HUGH GRANT był poirytowany płaczem Emmy Thompson w jednej ze scen “Rozważnej i romantycznej”
W 1995 roku na ekrany trafił film Rozważna i romantyczna w reżyserii Anga Lee, w którym zagrali m.in. Emma Thompson (także autorka scenariusza) oraz Hugh Grant. W jednej ze scen grana przez Thompson Elinor Dashwood, zakochana w postaci Granta, płacze w jego obecności. Aktorka napisała na temat tej sceny w tekście dla New Yorkera.
Thompson podkreśla, że Elinor nie była świadoma, jakie emocje się w niej kłębią, a w pewnym momencie zaczynają wypływać na powierzchnię (aktorka starała się, by było to jak najbardziej mimowolne). Płacz Thompson nie spodobał się jednak Grantowi.
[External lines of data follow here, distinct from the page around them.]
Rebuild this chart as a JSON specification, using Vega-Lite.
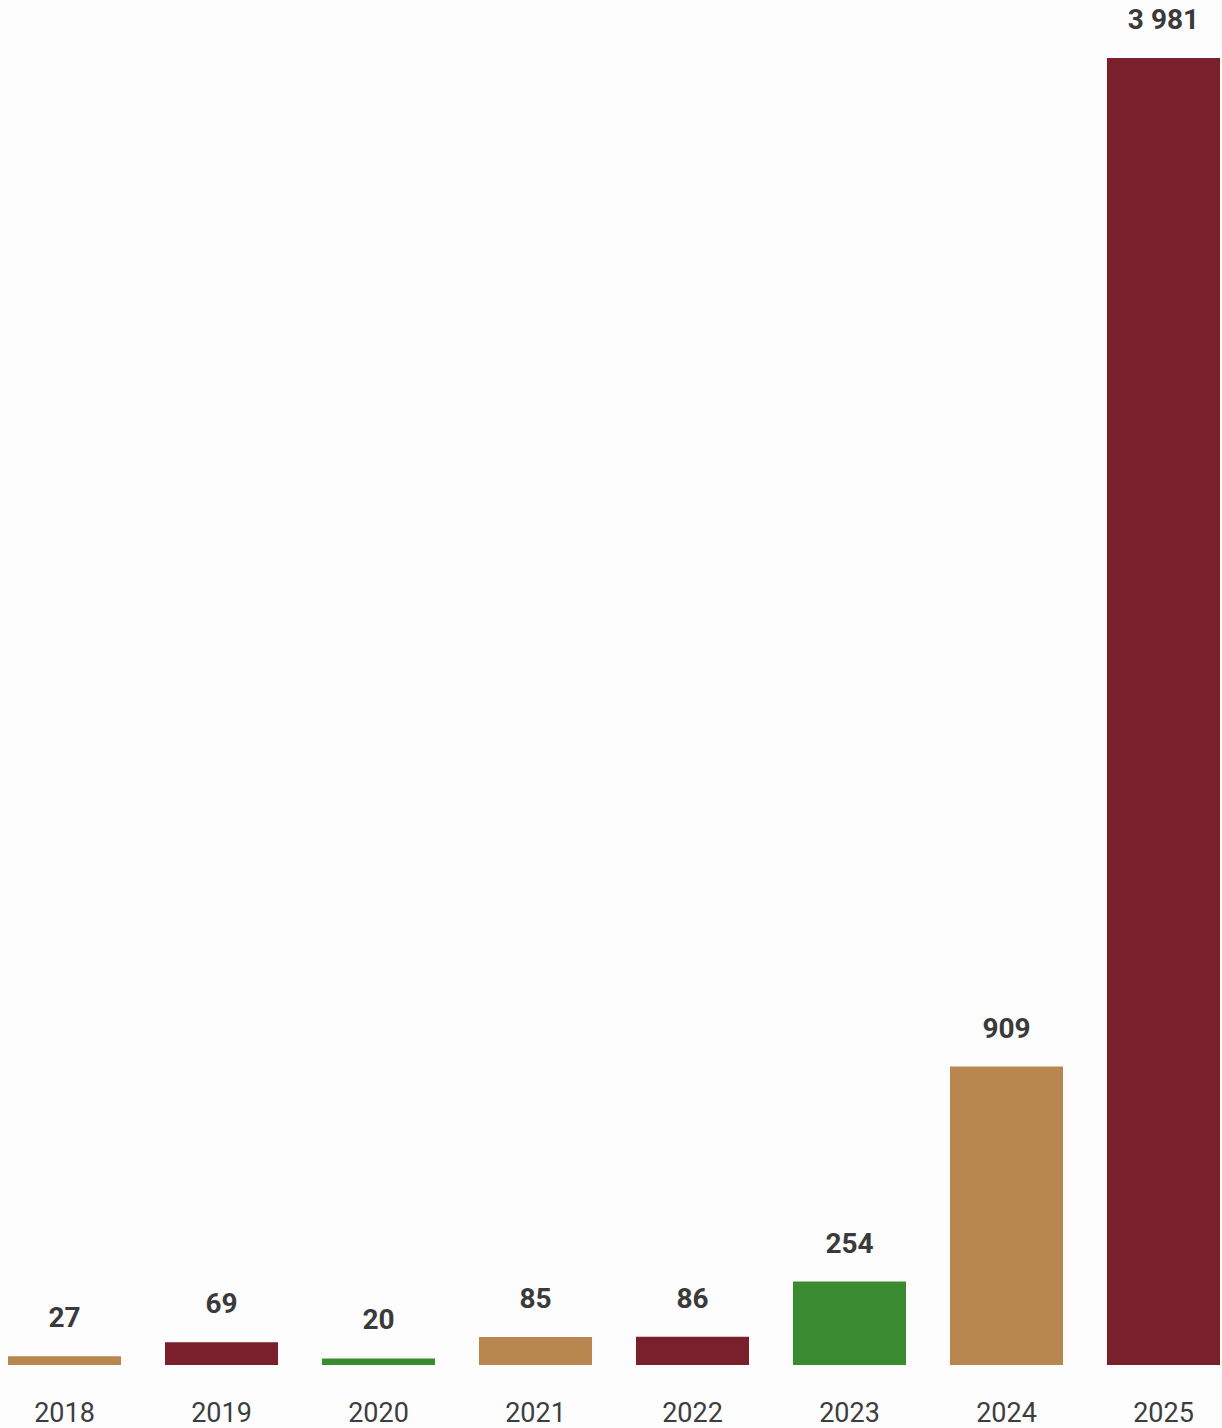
{
  "$schema": "https://vega.github.io/schema/vega-lite/v6.json",
  "autosize": "none",
  "width": 1212,
  "height": 1307,
  "padding": {"left": 8, "top": 58, "right": 2, "bottom": 63},
  "background": "#fdfdfd",
  "config": {
    "view": {"stroke": null},
    "locale": {"number": {"decimal": ",", "thousands": " ", "grouping": [3], "currency": ["", ""]}}
  },
  "data": {
    "values": [
      {"year": "2018", "value": 27, "group": "a"},
      {"year": "2019", "value": 69, "group": "b"},
      {"year": "2020", "value": 20, "group": "c"},
      {"year": "2021", "value": 85, "group": "a"},
      {"year": "2022", "value": 86, "group": "b"},
      {"year": "2023", "value": 254, "group": "c"},
      {"year": "2024", "value": 909, "group": "a"},
      {"year": "2025", "value": 3981, "group": "b"}
    ]
  },
  "encoding": {
    "x": {
      "field": "year",
      "type": "nominal",
      "sort": null,
      "scale": {"paddingInner": 0.28, "paddingOuter": 0},
      "axis": {
        "title": null,
        "domain": false,
        "ticks": false,
        "labelAngle": 0,
        "labelFont": "Roboto",
        "labelFontSize": 27,
        "labelColor": "#3d3d3d",
        "labelBaseline": "alphabetic",
        "labelPadding": 56
      }
    },
    "y": {
      "field": "value",
      "type": "quantitative",
      "scale": {"domain": [0, 3981], "nice": false},
      "axis": null
    }
  },
  "layer": [
    {
      "mark": {"type": "bar"},
      "encoding": {
        "color": {
          "field": "group",
          "type": "nominal",
          "scale": {"domain": ["a", "b", "c"], "range": ["#b8874f", "#7a1f2c", "#3a8a2f"]},
          "legend": null
        }
      }
    },
    {
      "mark": {
        "type": "text",
        "font": "Roboto",
        "fontWeight": "bold",
        "fontSize": 28,
        "color": "#3a3a3a",
        "baseline": "alphabetic",
        "dy": -29
      },
      "encoding": {
        "text": {"field": "value", "type": "quantitative", "format": ",d"}
      }
    }
  ]
}
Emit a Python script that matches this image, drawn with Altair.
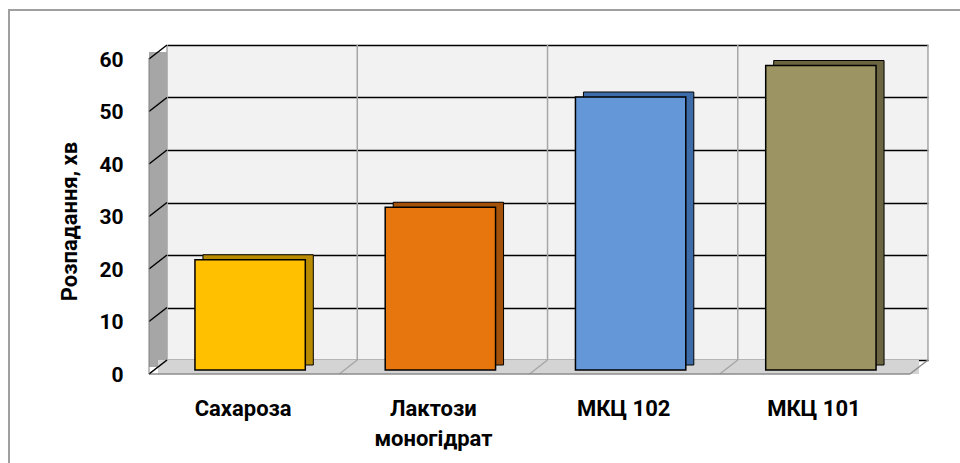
import altair as alt
import pandas as pd

# ---- data ----
categories = ["Сахароза", "Лактози\nмоногідрат", "МКЦ 102", "МКЦ 101"]
values = [21, 31, 52, 58]
face_colors = ["#FFC000", "#E8760F", "#6497D8", "#9C9462"]
side_colors = ["#B98B00", "#A4520A", "#3E6CA8", "#6B6641"]
y_ticks = [0, 10, 20, 30, 40, 50, 60]
y_title = "Розпадання, хв"

df = pd.DataFrame({"cat": categories, "value": values,
                   "face": face_colors, "side": side_colors})
ticks_df = pd.DataFrame({"tick": y_ticks})
last_df = pd.DataFrame({"cat": [categories[-1]]})

W, H = 761, 315
FONT = "Roboto"
HALF = 95.1

xs = alt.Scale(domain=categories, paddingInner=0.42, paddingOuter=0.21)
ys = alt.Scale(domain=[0, 60], nice=False)

x_enc = alt.X("cat:N", scale=xs, sort=categories, title=None,
              axis=alt.Axis(labelAngle=0, labelFont=FONT, labelFontSize=22,
                            labelFontWeight="bold", labelColor="#000000",
                            labelPadding=38, labelOffset=-19, labelLineHeight=30,
                            labelExpr="split(datum.label, '\\n')",
                            ticks=False, domain=False, grid=False))
y_enc = alt.Y("value:Q", scale=ys, title=y_title,
              axis=alt.Axis(values=y_ticks, labelFont=FONT, labelFontSize=21,
                            labelFontWeight="bold", labelColor="#000000",
                            labelPadding=44, labelOffset=15, ticks=False, tickSize=0,
                            domain=False, grid=True, gridColor="#000000", gridWidth=1.5,
                            titleFont=FONT, titleFontSize=22, titleFontWeight="bold",
                            titleColor="#000000", titleX=-98, titleY=176,
                            titleAngle=270, titleAlign="center", titleBaseline="middle"))

base = alt.Chart(df)

# back wall grid + axes (invisible carrier)
axes = base.mark_bar(opacity=0).encode(x=x_enc, y=y_enc)

# vertical grid lines on the back wall, at band boundaries
vgrid = base.mark_rule(
    color="#a6a6a6", strokeWidth=1.5, xOffset=-HALF, x2Offset=-HALF
).encode(x=alt.X("cat:N", scale=xs, sort=categories), x2=alt.X2("cat:N"),
         y=alt.datum(60), y2=alt.datum(0))
vgrid_end = alt.Chart(last_df).mark_rule(
    color="#a6a6a6", strokeWidth=1.5, xOffset=HALF, x2Offset=HALF
).encode(x=alt.X("cat:N", scale=xs, sort=categories), x2=alt.X2("cat:N"),
         y=alt.datum(60), y2=alt.datum(0))

# left wall
left_wall = alt.Chart(ticks_df).transform_filter("datum.tick == 60").mark_rect(
    color="#a6a6a6", yOffset=7, y2Offset=7
).encode(x=alt.value(-18), x2=alt.value(0),
         y=alt.Y("tick:Q", scale=ys), y2=alt.datum(0))

# floor
floor = alt.Chart(ticks_df).transform_filter("datum.tick == 0").mark_rect(
    color="#d4d4d4", y2Offset=14
).encode(x=alt.value(-9), x2=alt.value(W - 9),
         y=alt.Y("tick:Q", scale=ys), y2=alt.Y2("tick:Q"))

# diagonal grid lines on the left wall
wall_lines = alt.Chart(ticks_df).mark_rule(
    color="#000000", strokeWidth=1.5, y2Offset=14
).encode(x=alt.value(0), x2=alt.value(-18),
         y=alt.Y("tick:Q", scale=ys), y2=alt.Y2("tick:Q"))

# left wall front edge
wall_edge = alt.Chart(ticks_df).transform_filter("datum.tick == 60").mark_rule(
    color="#7f7f7f", strokeWidth=1, yOffset=13, y2Offset=14
).encode(x=alt.value(-18), y=alt.Y("tick:Q", scale=ys), y2=alt.datum(0))

# floor diagonal lines at band boundaries
floor_lines = base.mark_rule(
    color="#a6a6a6", strokeWidth=1.5, xOffset=-HALF, x2Offset=-HALF - 18, y2Offset=14
).encode(x=alt.X("cat:N", scale=xs, sort=categories), x2=alt.X2("cat:N"),
         y=alt.datum(0), y2=alt.datum(0))
floor_end = alt.Chart(last_df).mark_rule(
    color="#8c8c8c", strokeWidth=1.5, xOffset=HALF, x2Offset=HALF - 18, y2Offset=14
).encode(x=alt.X("cat:N", scale=xs, sort=categories), x2=alt.X2("cat:N"),
         y=alt.datum(0), y2=alt.datum(0))
floor_front = alt.Chart(ticks_df).transform_filter("datum.tick == 0").mark_rule(
    color="#8c8c8c", strokeWidth=1.5, yOffset=14
).encode(x=alt.value(-18), x2=alt.value(W - 18), y=alt.Y("tick:Q", scale=ys))

# bars: depth (top + side faces) then front face
bar_back = base.mark_bar(
    stroke="#000000", strokeWidth=1, xOffset=-4, yOffset=5, y2Offset=5
).encode(x=alt.X("cat:N", scale=xs, sort=categories),
         y=alt.Y("value:Q", scale=ys),
         color=alt.Color("side:N", scale=None))
bar_front = base.mark_bar(
    stroke="#000000", strokeWidth=1.5, xOffset=-12, yOffset=10, y2Offset=10
).encode(x=alt.X("cat:N", scale=xs, sort=categories),
         y=alt.Y("value:Q", scale=ys),
         color=alt.Color("face:N", scale=None))

# outer frame
frame = alt.Chart(last_df).mark_rect(
    filled=False, stroke="#a0a0a0", strokeWidth=2
).encode(x=alt.value(-158), y=alt.value(-35), x2=alt.value(900), y2=alt.value(500))

chart = alt.layer(
    axes, vgrid, vgrid_end, left_wall, floor, floor_lines, floor_end, floor_front,
    wall_lines, wall_edge, bar_back, bar_front, frame
).properties(
    width=W, height=H,
    autosize=alt.AutoSizeParams(type="none"),
    padding={"left": 167, "top": 45, "right": 32, "bottom": 103},
    background="#ffffff",
).configure_view(fill="#f2f2f2", stroke=None)

chart.save("out.html", embed_options={"renderer": "svg", "actions": False})
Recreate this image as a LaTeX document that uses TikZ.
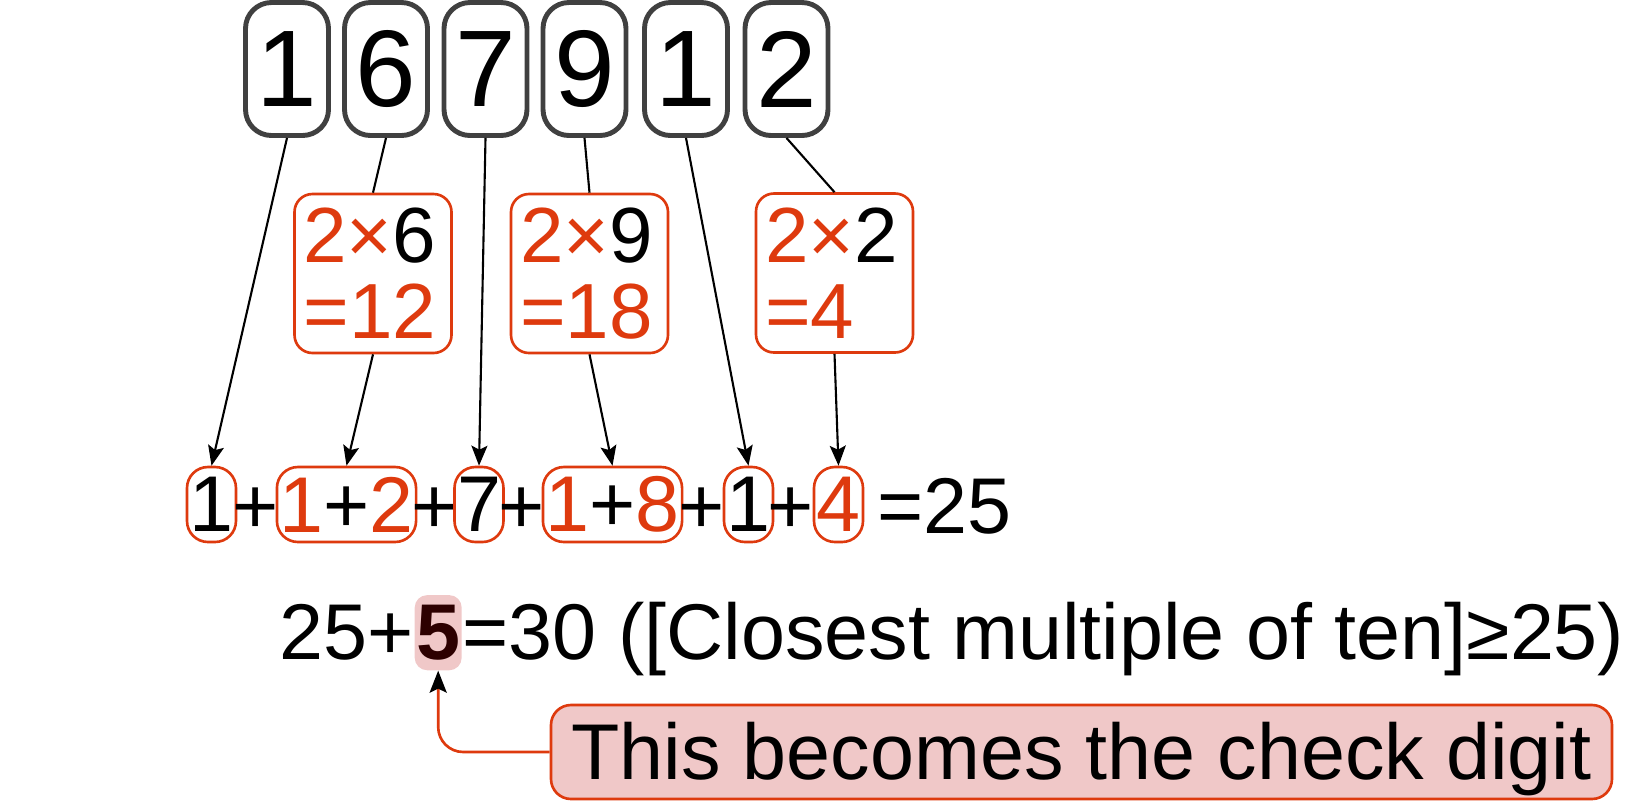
\documentclass[tikz,border=0pt]{standalone}
\usepackage{fontspec}
\setmainfont{Liberation Sans}
\usetikzlibrary{positioning}
\usetikzlibrary{positioning,calc,arrows.meta}

\definecolor{digitgray}{RGB}{64,64,64}
\definecolor{chkred}{RGB}{222,58,14}
\definecolor{chkpink}{RGB}{240,200,200}
\definecolor{darkfive}{RGB}{45,0,0}

\begin{document}
\begin{tikzpicture}[
        digit/.style={draw=digitgray, line width=2.8pt, rounded corners=0.52cm, minimum width=1.66cm, minimum height=2.66cm, inner sep=0pt, font=\fontsize{62}{62}\selectfont},
        dblbox/.style={draw=chkred, line width=1.5pt, rounded corners=0.36cm, minimum width=3.14cm, minimum height=3.18cm, text width=2.78cm, align=left, inner xsep=0.18cm, inner ysep=0pt, font=\fontsize{44.5}{43.3}\selectfont},
        sumbox/.style={draw=chkred, line width=1.5pt, rounded corners=0.42cm, minimum height=1.5cm, inner xsep=0.05cm, inner ysep=0pt, font=\fontsize{45}{45}\selectfont},
        plussign/.style={anchor=base, inner sep=0pt, font=\fontsize{45}{45}\selectfont},
        line/.style={anchor=base west, inner sep=0pt, font=\fontsize{45}{45}\selectfont},
        arrow/.style={-{Stealth[length=0.4cm, width=0.32cm, inset=0.08cm]}, line width=1.2pt},
        link/.style={line width=1.2pt},
        callarrow/.style={-{Stealth[length=0.44cm, width=0.34cm, inset=0.08cm, color=black]}, draw=chkred, line width=1.5pt, rounded corners=0.5cm}
    ]
        \useasboundingbox (0,0) rectangle (32.68,-16.04);

        % Digits of the number
        \node[digit] (d1) at (5.74, -1.38) {1};
        \node[digit] (d2) at (7.72, -1.38) {6};
        \node[digit] (d3) at (9.71, -1.38) {7};
        \node[digit] (d4) at (11.69, -1.38) {9};
        \node[digit] (d5) at (13.72, -1.38) {1};
        \node[digit] (d6) at (15.73, -1.38) {2};

        % Doubled digits
        \node[dblbox] (mA) at (7.46, -5.47) {\textcolor{chkred}{2×}6\\\textcolor{chkred}{=12}};
        \node[dblbox] (mB) at (11.79, -5.47) {\textcolor{chkred}{2×}9\\\textcolor{chkred}{=18}};
        \node[dblbox] (mC) at (16.69, -5.46) {\textcolor{chkred}{2×}2\\\textcolor{chkred}{=4}};

        % Sum of the digits
        \node[sumbox] (b1) at (4.23, -10.09) {1};
        \node[plussign] (p1) at (5.12, -10.67) {+};
        \node[sumbox] (b2) at (6.93, -10.09) {\textcolor{chkred}{1}+\textcolor{chkred}{2}};
        \node[plussign] (p2) at (8.69, -10.67) {+};
        \node[sumbox] (b3) at (9.58, -10.09) {7};
        \node[plussign] (p3) at (10.43, -10.67) {+};
        \node[sumbox] (b4) at (12.25, -10.09) {\textcolor{chkred}{1}+\textcolor{chkred}{8}};
        \node[plussign] (p4) at (14.03, -10.67) {+};
        \node[sumbox] (b5) at (14.97, -10.09) {1};
        \node[plussign] (p5) at (15.82, -10.67) {+};
        \node[sumbox] (b6) at (16.77, -10.09) {\textcolor{chkred}{4}};
        \node[line] (total) at (17.54, -10.67) {=25};

        % Check digit line
        \node[line] (sum1) at (5.59, -13.19) {25+};
        \node[anchor=base west, fill=chkpink, rounded corners=0.25cm, inner xsep=0.03cm, inner ysep=0.2cm, text=darkfive, font=\fontsize{45}{45}\selectfont\bfseries] (five) at (sum1.base east) {5};
        \node[line] (sum2) at (five.base east) {=30 ([Closest multiple of ten]≥25)};

        \node[draw=chkred, fill=chkpink, line width=1.5pt, rounded corners=0.4cm, minimum width=21.22cm, minimum height=1.88cm, inner xsep=0.34cm, text depth=0.1em, font=\fontsize{45}{45}\selectfont] (note) at (21.63, -15.04) {This becomes the check digit};

        \draw[arrow] (d1.south) -- (b1.north);
        \draw[link] (d2.south) -- (mA.north);
        \draw[arrow] (mA.south) -- (b2.north);
        \draw[arrow] (d3.south) -- (b3.north);
        \draw[link] (d4.south) -- (mB.north);
        \draw[arrow] (mB.south) -- (b4.north);
        \draw[arrow] (d5.south) -- (b5.north);
        \draw[link] (d6.south) -- (mC.north);
        \draw[arrow] (mC.south) -- (b6.north);
        \draw[callarrow] (note.west) -| (five.south);
    \end{tikzpicture}
\end{document}
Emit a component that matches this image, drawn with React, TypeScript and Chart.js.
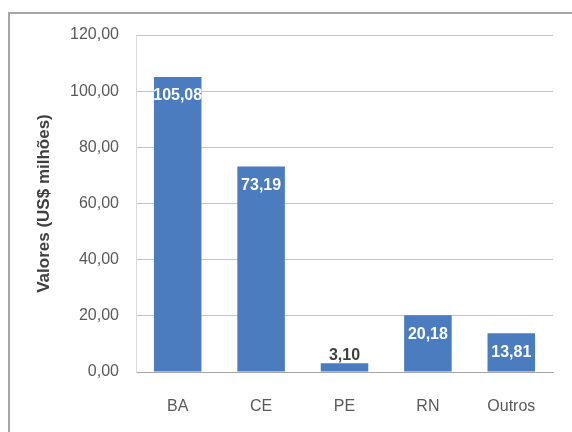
import React, { useEffect, useRef } from "react";
import { Chart, registerables } from "chart.js";

Chart.register(...registerables);

const categories = ["BA", "CE", "PE", "RN", "Outros"];
const values = [105.08, 73.19, 3.1, 20.18, 13.81];
const yTitle = "Valores (US$ milhões)";
const yMin = 0;
const yMax = 120;
const yStep = 20;

const fmt = (v: number) => v.toFixed(2).replace(".", ",");

const FONT = "'Liberation Sans', Arial, sans-serif";

const frame = {
  id: "frame",
  beforeDraw(chart: any) {
    const ctx = chart.ctx;
    ctx.save();
    ctx.fillStyle = "#ffffff";
    ctx.fillRect(0, 0, chart.width, chart.height);
    ctx.strokeStyle = "#a6a6a6";
    ctx.lineWidth = 2;
    ctx.strokeRect(9, 13, chart.width + 20, chart.height + 20);
    ctx.restore();
  },
};

const labels = {
  id: "valueLabels",
  afterDatasetsDraw(chart: any) {
    const ctx = chart.ctx;
    const meta = chart.getDatasetMeta(0);
    ctx.save();
    ctx.font = `bold 16px ${FONT}`;
    ctx.textAlign = "center";
    ctx.textBaseline = "middle";
    meta.data.forEach((bar: any, i: number) => {
      const v = values[i];
      const h = bar.base - bar.y;
      if (h > 30) {
        ctx.fillStyle = "#ffffff";
        ctx.fillText(fmt(v), bar.x, bar.y + 19);
      } else {
        ctx.fillStyle = "#404040";
        ctx.fillText(fmt(v), bar.x, bar.y - 8);
      }
    });
    ctx.restore();
  },
};

export default function App() {
  const ref = useRef<HTMLCanvasElement | null>(null);
  useEffect(() => {
    if (!ref.current) return;
    const chart = new Chart(ref.current, {
      type: "bar",
      data: {
        labels: categories,
        datasets: [
          {
            data: values,
            backgroundColor: "#4a7cbf",
            borderWidth: 0,
            categoryPercentage: 1,
            barPercentage: 0.57,
          },
        ],
      },
      options: {
        animation: false,
        responsive: false,
        maintainAspectRatio: false,
        layout: { padding: { left: 0, top: 35, right: 19, bottom: 0 } },
        plugins: {
          legend: { display: false },
          tooltip: { enabled: false },
        },
        scales: {
          x: {
            grid: { display: false, drawTicks: false },
            border: { display: true, color: "#a6a6a6" },
            ticks: {
              color: "#595959",
              font: { family: FONT, size: 16 },
              padding: 25,
            },
            afterFit(scale: any) {
              scale.height = 60;
            },
          },
          y: {
            min: yMin,
            max: yMax,
            grid: { color: "#c4c4c4", drawTicks: false },
            border: { display: true, color: "#d9d9d9" },
            ticks: {
              stepSize: yStep,
              color: "#595959",
              font: { family: FONT, size: 16 },
              padding: 17,
              callback: (v: any) => fmt(Number(v)),
            },
            title: {
              display: true,
              text: yTitle,
              color: "#404040",
              font: { family: FONT, size: 17, weight: "bold" },
              padding: { top: 34, bottom: 0 },
            },
            afterFit(scale: any) {
              scale.width = 136;
            },
          },
        },
      },
      plugins: [frame, labels],
    });
    return () => chart.destroy();
  }, []);
  return (
    <div style={{ position: "absolute", left: 0, top: 0, width: 572, height: 432 }}>
      <canvas ref={ref} width={572} height={432} style={{ display: "block" }} />
    </div>
  );
}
Był rozgniewany. Zapytał, czy będę płakać przez cały czas trwania jego monologu. Odpowiedziałam, że muszę – to gag, ma być zabawne. Odparł: “Tak, ale ja teraz mówię”. Powiedziałam, że wiem.
Thompson i Grant spotkali się jeszcze na planie kultowej komedii romantycznej To właśnie miłość, którą Grant miał określić “najbardziej psychotycznym filmem, w jakim się pojawił”. Sam aktor w 2018 roku nazwał Thompson geniuszką, ale podkreślił, że z każdym rokiem staje się coraz bardziej szalona.
Za scenariusz Rozważnej i romantycznej aktorka otrzymała Oscara.